[DATA LINES]:

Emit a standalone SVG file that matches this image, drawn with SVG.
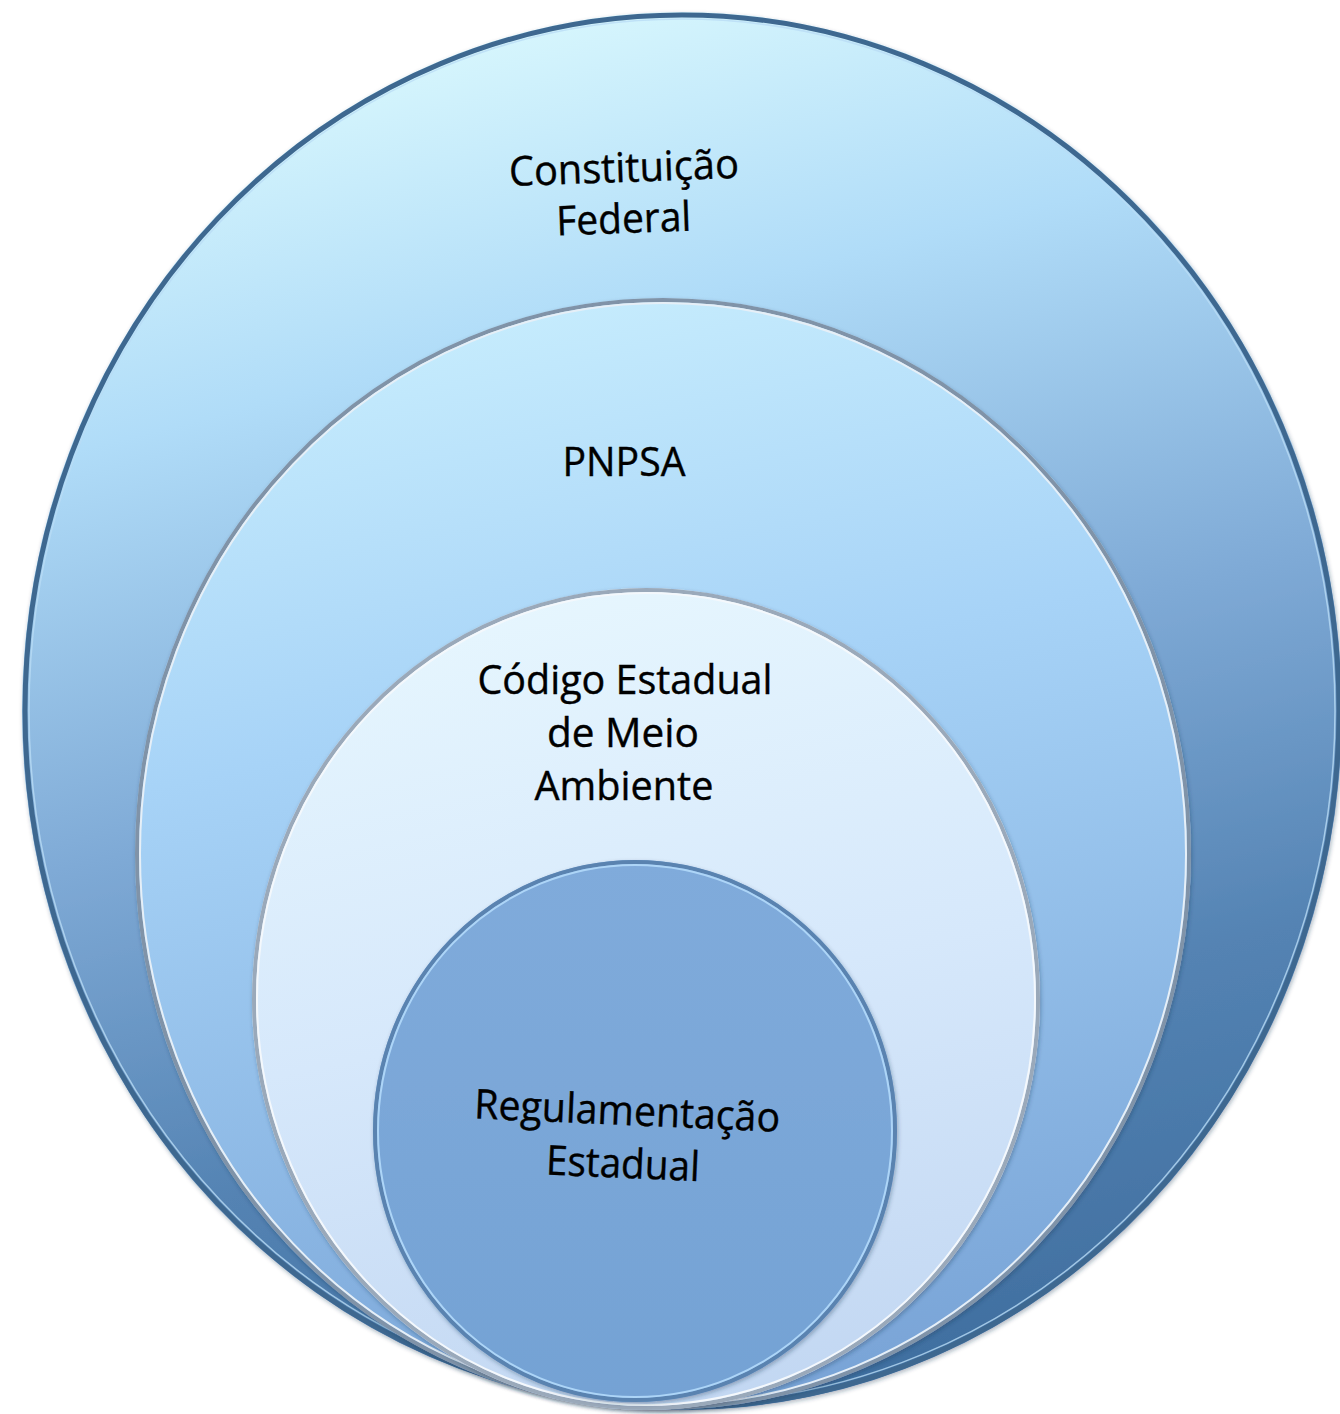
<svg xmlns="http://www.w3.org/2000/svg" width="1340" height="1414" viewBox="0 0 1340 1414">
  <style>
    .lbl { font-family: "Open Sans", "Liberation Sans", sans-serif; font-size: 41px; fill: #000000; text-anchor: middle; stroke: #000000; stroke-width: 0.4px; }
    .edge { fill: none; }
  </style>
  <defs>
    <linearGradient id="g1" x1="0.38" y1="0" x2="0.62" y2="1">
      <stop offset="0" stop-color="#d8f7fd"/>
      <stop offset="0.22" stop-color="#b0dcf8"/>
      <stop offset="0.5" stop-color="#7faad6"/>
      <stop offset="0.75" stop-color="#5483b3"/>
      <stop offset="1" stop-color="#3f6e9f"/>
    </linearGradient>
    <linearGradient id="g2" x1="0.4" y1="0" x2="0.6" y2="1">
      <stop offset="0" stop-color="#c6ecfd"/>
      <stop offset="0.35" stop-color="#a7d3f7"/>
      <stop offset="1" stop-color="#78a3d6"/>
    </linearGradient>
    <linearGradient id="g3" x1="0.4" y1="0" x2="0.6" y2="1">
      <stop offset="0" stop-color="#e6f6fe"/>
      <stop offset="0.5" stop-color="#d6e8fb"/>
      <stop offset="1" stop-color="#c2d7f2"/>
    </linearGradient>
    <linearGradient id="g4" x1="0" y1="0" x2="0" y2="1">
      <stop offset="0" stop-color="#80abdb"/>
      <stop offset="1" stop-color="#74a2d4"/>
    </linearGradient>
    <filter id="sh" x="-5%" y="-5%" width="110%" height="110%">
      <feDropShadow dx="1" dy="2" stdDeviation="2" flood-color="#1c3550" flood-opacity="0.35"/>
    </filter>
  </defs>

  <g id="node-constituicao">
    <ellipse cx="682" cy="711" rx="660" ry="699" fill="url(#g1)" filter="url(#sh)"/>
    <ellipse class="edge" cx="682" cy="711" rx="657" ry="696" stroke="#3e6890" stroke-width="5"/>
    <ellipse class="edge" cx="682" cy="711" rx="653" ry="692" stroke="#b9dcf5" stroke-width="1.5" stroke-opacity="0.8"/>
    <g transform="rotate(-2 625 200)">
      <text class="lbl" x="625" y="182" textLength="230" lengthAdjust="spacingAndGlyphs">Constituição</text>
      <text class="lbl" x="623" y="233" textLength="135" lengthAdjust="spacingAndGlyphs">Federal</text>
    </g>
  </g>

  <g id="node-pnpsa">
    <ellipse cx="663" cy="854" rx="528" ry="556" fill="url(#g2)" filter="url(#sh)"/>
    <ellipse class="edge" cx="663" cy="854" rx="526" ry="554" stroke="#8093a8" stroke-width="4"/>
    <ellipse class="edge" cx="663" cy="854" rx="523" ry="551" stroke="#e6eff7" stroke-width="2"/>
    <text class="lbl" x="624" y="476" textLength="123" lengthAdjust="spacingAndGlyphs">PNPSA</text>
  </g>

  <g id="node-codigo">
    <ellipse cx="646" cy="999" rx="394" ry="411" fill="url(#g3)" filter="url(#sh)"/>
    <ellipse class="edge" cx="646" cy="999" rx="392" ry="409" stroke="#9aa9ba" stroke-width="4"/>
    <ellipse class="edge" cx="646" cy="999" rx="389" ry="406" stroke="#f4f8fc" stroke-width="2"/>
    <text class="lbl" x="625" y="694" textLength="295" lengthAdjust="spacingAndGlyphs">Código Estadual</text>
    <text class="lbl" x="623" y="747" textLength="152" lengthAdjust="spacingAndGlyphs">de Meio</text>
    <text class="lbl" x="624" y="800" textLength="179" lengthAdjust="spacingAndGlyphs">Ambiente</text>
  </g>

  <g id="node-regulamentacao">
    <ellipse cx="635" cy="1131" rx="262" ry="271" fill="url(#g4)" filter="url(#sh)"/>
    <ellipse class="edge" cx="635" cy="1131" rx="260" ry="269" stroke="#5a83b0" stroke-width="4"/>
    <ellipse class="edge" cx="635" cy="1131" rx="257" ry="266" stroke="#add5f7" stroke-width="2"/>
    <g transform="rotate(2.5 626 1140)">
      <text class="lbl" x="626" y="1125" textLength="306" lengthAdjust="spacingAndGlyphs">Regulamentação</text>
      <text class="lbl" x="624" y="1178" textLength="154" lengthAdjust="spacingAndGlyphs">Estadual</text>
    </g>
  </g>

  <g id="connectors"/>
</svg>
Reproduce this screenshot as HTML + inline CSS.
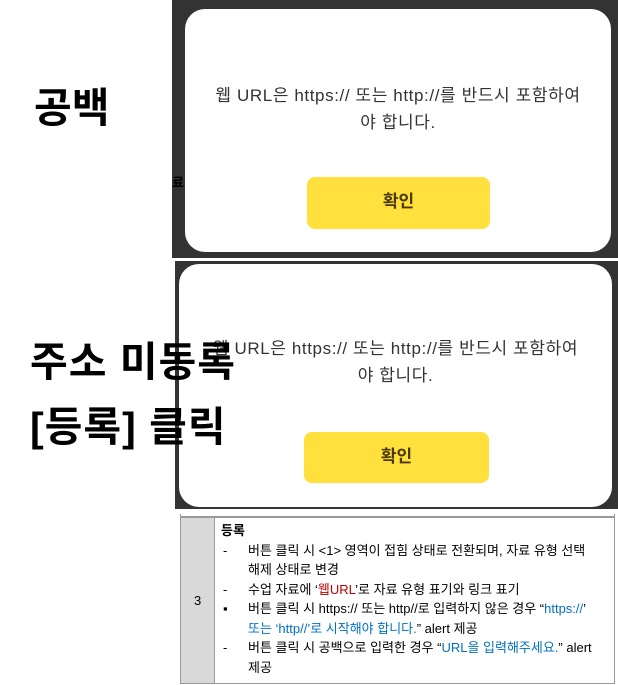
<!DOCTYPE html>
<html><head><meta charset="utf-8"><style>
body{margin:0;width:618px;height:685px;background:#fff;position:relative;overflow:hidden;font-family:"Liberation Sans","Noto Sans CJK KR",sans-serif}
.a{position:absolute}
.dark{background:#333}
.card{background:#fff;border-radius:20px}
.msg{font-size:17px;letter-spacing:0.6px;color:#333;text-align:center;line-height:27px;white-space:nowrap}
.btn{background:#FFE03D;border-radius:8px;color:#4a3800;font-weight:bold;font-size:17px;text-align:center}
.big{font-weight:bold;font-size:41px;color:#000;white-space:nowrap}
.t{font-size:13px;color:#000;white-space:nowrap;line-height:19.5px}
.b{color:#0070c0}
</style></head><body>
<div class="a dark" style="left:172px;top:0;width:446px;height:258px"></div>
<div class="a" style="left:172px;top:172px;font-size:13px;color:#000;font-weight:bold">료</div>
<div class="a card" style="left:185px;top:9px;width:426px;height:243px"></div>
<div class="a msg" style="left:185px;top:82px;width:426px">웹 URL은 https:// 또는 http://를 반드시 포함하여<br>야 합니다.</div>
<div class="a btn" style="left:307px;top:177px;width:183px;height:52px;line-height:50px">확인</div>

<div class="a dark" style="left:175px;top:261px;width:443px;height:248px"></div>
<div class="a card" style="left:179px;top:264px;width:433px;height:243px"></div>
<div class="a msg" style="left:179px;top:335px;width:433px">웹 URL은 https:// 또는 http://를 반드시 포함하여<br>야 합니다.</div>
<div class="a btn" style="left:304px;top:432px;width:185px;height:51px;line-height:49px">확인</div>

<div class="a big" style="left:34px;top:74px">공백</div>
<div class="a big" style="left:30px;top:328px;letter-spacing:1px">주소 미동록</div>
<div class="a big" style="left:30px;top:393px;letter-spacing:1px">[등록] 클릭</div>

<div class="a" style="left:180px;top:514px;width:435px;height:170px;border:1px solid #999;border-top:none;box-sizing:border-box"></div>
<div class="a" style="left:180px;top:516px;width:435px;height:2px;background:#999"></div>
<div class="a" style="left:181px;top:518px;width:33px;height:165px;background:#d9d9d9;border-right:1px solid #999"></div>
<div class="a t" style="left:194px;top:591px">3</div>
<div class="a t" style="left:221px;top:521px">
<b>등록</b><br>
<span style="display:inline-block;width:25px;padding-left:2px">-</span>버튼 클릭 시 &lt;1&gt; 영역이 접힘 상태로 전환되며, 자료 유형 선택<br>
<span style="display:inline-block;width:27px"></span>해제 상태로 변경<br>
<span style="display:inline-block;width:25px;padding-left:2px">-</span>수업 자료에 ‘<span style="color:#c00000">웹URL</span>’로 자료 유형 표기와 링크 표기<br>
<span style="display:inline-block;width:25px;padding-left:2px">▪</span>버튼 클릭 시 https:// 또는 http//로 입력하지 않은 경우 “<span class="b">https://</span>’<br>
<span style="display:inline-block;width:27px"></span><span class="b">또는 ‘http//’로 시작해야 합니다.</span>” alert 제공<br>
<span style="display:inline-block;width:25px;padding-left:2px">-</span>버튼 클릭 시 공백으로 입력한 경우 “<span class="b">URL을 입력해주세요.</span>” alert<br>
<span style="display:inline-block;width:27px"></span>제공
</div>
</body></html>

[GIVEN EXERCISE]:
Print the records above exactly as they stand, but leave out the pictures.

[THE ANSWER]:
Emit a standalone SVG file that matches this image, drawn with SVG.
<svg xmlns="http://www.w3.org/2000/svg" width="1340" height="1414" viewBox="0 0 1340 1414">
  <style>
    .lbl { font-family: "Open Sans", "Liberation Sans", sans-serif; font-size: 41px; fill: #000000; text-anchor: middle; stroke: #000000; stroke-width: 0.4px; }
    .edge { fill: none; }
  </style>
  <defs>
    <linearGradient id="g1" x1="0.38" y1="0" x2="0.62" y2="1">
      <stop offset="0" stop-color="#d8f7fd"/>
      <stop offset="0.22" stop-color="#b0dcf8"/>
      <stop offset="0.5" stop-color="#7faad6"/>
      <stop offset="0.75" stop-color="#5483b3"/>
      <stop offset="1" stop-color="#3f6e9f"/>
    </linearGradient>
    <linearGradient id="g2" x1="0.4" y1="0" x2="0.6" y2="1">
      <stop offset="0" stop-color="#c6ecfd"/>
      <stop offset="0.35" stop-color="#a7d3f7"/>
      <stop offset="1" stop-color="#78a3d6"/>
    </linearGradient>
    <linearGradient id="g3" x1="0.4" y1="0" x2="0.6" y2="1">
      <stop offset="0" stop-color="#e6f6fe"/>
      <stop offset="0.5" stop-color="#d6e8fb"/>
      <stop offset="1" stop-color="#c2d7f2"/>
    </linearGradient>
    <linearGradient id="g4" x1="0" y1="0" x2="0" y2="1">
      <stop offset="0" stop-color="#80abdb"/>
      <stop offset="1" stop-color="#74a2d4"/>
    </linearGradient>
    <filter id="sh" x="-5%" y="-5%" width="110%" height="110%">
      <feDropShadow dx="1" dy="2" stdDeviation="2" flood-color="#1c3550" flood-opacity="0.35"/>
    </filter>
  </defs>

  <g id="node-constituicao">
    <ellipse cx="682" cy="711" rx="660" ry="699" fill="url(#g1)" filter="url(#sh)"/>
    <ellipse class="edge" cx="682" cy="711" rx="657" ry="696" stroke="#3e6890" stroke-width="5"/>
    <ellipse class="edge" cx="682" cy="711" rx="653" ry="692" stroke="#b9dcf5" stroke-width="1.5" stroke-opacity="0.8"/>
    <g transform="rotate(-2 625 200)">
      <text class="lbl" x="625" y="182" textLength="230" lengthAdjust="spacingAndGlyphs">Constituição</text>
      <text class="lbl" x="623" y="233" textLength="135" lengthAdjust="spacingAndGlyphs">Federal</text>
    </g>
  </g>

  <g id="node-pnpsa">
    <ellipse cx="663" cy="854" rx="528" ry="556" fill="url(#g2)" filter="url(#sh)"/>
    <ellipse class="edge" cx="663" cy="854" rx="526" ry="554" stroke="#8093a8" stroke-width="4"/>
    <ellipse class="edge" cx="663" cy="854" rx="523" ry="551" stroke="#e6eff7" stroke-width="2"/>
    <text class="lbl" x="624" y="476" textLength="123" lengthAdjust="spacingAndGlyphs">PNPSA</text>
  </g>

  <g id="node-codigo">
    <ellipse cx="646" cy="999" rx="394" ry="411" fill="url(#g3)" filter="url(#sh)"/>
    <ellipse class="edge" cx="646" cy="999" rx="392" ry="409" stroke="#9aa9ba" stroke-width="4"/>
    <ellipse class="edge" cx="646" cy="999" rx="389" ry="406" stroke="#f4f8fc" stroke-width="2"/>
    <text class="lbl" x="625" y="694" textLength="295" lengthAdjust="spacingAndGlyphs">Código Estadual</text>
    <text class="lbl" x="623" y="747" textLength="152" lengthAdjust="spacingAndGlyphs">de Meio</text>
    <text class="lbl" x="624" y="800" textLength="179" lengthAdjust="spacingAndGlyphs">Ambiente</text>
  </g>

  <g id="node-regulamentacao">
    <ellipse cx="635" cy="1131" rx="262" ry="271" fill="url(#g4)" filter="url(#sh)"/>
    <ellipse class="edge" cx="635" cy="1131" rx="260" ry="269" stroke="#5a83b0" stroke-width="4"/>
    <ellipse class="edge" cx="635" cy="1131" rx="257" ry="266" stroke="#add5f7" stroke-width="2"/>
    <g transform="rotate(2.5 626 1140)">
      <text class="lbl" x="626" y="1125" textLength="306" lengthAdjust="spacingAndGlyphs">Regulamentação</text>
      <text class="lbl" x="624" y="1178" textLength="154" lengthAdjust="spacingAndGlyphs">Estadual</text>
    </g>
  </g>

  <g id="connectors"/>
</svg>
Reproduce this screenshot as HTML + inline CSS.
<!DOCTYPE html>
<html><head><meta charset="utf-8"><style>
body{margin:0;width:618px;height:685px;background:#fff;position:relative;overflow:hidden;font-family:"Liberation Sans","Noto Sans CJK KR",sans-serif}
.a{position:absolute}
.dark{background:#333}
.card{background:#fff;border-radius:20px}
.msg{font-size:17px;letter-spacing:0.6px;color:#333;text-align:center;line-height:27px;white-space:nowrap}
.btn{background:#FFE03D;border-radius:8px;color:#4a3800;font-weight:bold;font-size:17px;text-align:center}
.big{font-weight:bold;font-size:41px;color:#000;white-space:nowrap}
.t{font-size:13px;color:#000;white-space:nowrap;line-height:19.5px}
.b{color:#0070c0}
</style></head><body>
<div class="a dark" style="left:172px;top:0;width:446px;height:258px"></div>
<div class="a" style="left:172px;top:172px;font-size:13px;color:#000;font-weight:bold">료</div>
<div class="a card" style="left:185px;top:9px;width:426px;height:243px"></div>
<div class="a msg" style="left:185px;top:82px;width:426px">웹 URL은 https:// 또는 http://를 반드시 포함하여<br>야 합니다.</div>
<div class="a btn" style="left:307px;top:177px;width:183px;height:52px;line-height:50px">확인</div>

<div class="a dark" style="left:175px;top:261px;width:443px;height:248px"></div>
<div class="a card" style="left:179px;top:264px;width:433px;height:243px"></div>
<div class="a msg" style="left:179px;top:335px;width:433px">웹 URL은 https:// 또는 http://를 반드시 포함하여<br>야 합니다.</div>
<div class="a btn" style="left:304px;top:432px;width:185px;height:51px;line-height:49px">확인</div>

<div class="a big" style="left:34px;top:74px">공백</div>
<div class="a big" style="left:30px;top:328px;letter-spacing:1px">주소 미동록</div>
<div class="a big" style="left:30px;top:393px;letter-spacing:1px">[등록] 클릭</div>

<div class="a" style="left:180px;top:514px;width:435px;height:170px;border:1px solid #999;border-top:none;box-sizing:border-box"></div>
<div class="a" style="left:180px;top:516px;width:435px;height:2px;background:#999"></div>
<div class="a" style="left:181px;top:518px;width:33px;height:165px;background:#d9d9d9;border-right:1px solid #999"></div>
<div class="a t" style="left:194px;top:591px">3</div>
<div class="a t" style="left:221px;top:521px">
<b>등록</b><br>
<span style="display:inline-block;width:25px;padding-left:2px">-</span>버튼 클릭 시 &lt;1&gt; 영역이 접힘 상태로 전환되며, 자료 유형 선택<br>
<span style="display:inline-block;width:27px"></span>해제 상태로 변경<br>
<span style="display:inline-block;width:25px;padding-left:2px">-</span>수업 자료에 ‘<span style="color:#c00000">웹URL</span>’로 자료 유형 표기와 링크 표기<br>
<span style="display:inline-block;width:25px;padding-left:2px">▪</span>버튼 클릭 시 https:// 또는 http//로 입력하지 않은 경우 “<span class="b">https://</span>’<br>
<span style="display:inline-block;width:27px"></span><span class="b">또는 ‘http//’로 시작해야 합니다.</span>” alert 제공<br>
<span style="display:inline-block;width:25px;padding-left:2px">-</span>버튼 클릭 시 공백으로 입력한 경우 “<span class="b">URL을 입력해주세요.</span>” alert<br>
<span style="display:inline-block;width:27px"></span>제공
</div>
</body></html>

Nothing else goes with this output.